I am trying to perform pixel classification to perform segmentation of images using machine learning such as SVM, RandomForest
etc.
I managed to get an acceptable result by using the grayscale values and RGB values of the image and associating each pixel with its ground truth. Avoiding to post the full code, here is how I made the feature and label array when using the full image:
img_gray = cv2.cvtColor(img, cv2.COLOR_BGR2GRAY)

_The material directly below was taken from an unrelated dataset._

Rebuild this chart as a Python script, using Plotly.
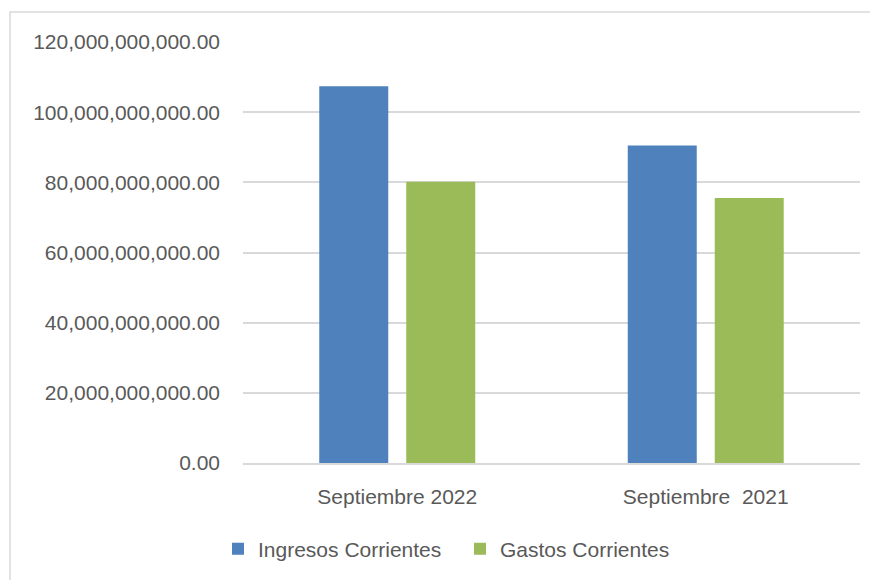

feature_img = np.zeros((img.shape[0], img.shape[1], 4)) # container array, first three dimensions for the rgb values, and the last will hold the grayscale
feature_img[:, :, :3] = img
feature_img[:, :, 3] = img_gray
features = feature_img.reshape(feature_img.shape[0] * feature_img.shape[1], feature_img.shape[2])
gt_features = gt_img.reshape(gt_img.shape[0] * gt_img.shape[1], 1)
For an image of size 512*512
the above will give a features of shape [262144, 4]
and an accompanying gt_feature of shape [262144, 1]
.
this gives me the x
and y
for sklearn.svm.SVC
and like mentioned above this works well.. but the image is very noisy.. since SVM works well with higher dimensionality data I intend to explore that by splitting the image into windows.
Based on the above code, I wanted to split my image of size [512, 1024]
into blocks of size [64*64]
and use these for training the SVM.
Following the above format, I wrote the below code to split my image into blocks and then .reshape()
it into the required format for the classifier but its not working as expected:
win_size = 64
feature_img = blockshaped(img_gray, win_size, win_size)
feature_label = blockshaped(gt_img, win_size, win_size)
# above returns arrays of shape [128, 64, 64]
features = feature_img.reshape(feature_img.shape[1] * feature_img.shape[2], feature_img.shape[0])
# features is of shape [4096, 128]
label_ = feature_label.reshape(feature_label.shape[0] * feature_label.shape[1] * feature_label.shape[2], 1)
# this, as expected returns ``[524288, 1]``
The function blockshaped
is from the answer provided here: Slice 2d array into smaller 2d arrays
The reason i want to increase the dimensionality of my feature data is because it is known that SVM works well with higher dimension data and also want to see if block or patch based approach helps the segmentation result.
How would I go about arranging my data, that I have broken down into windows, in a form that can be used to train a classifier?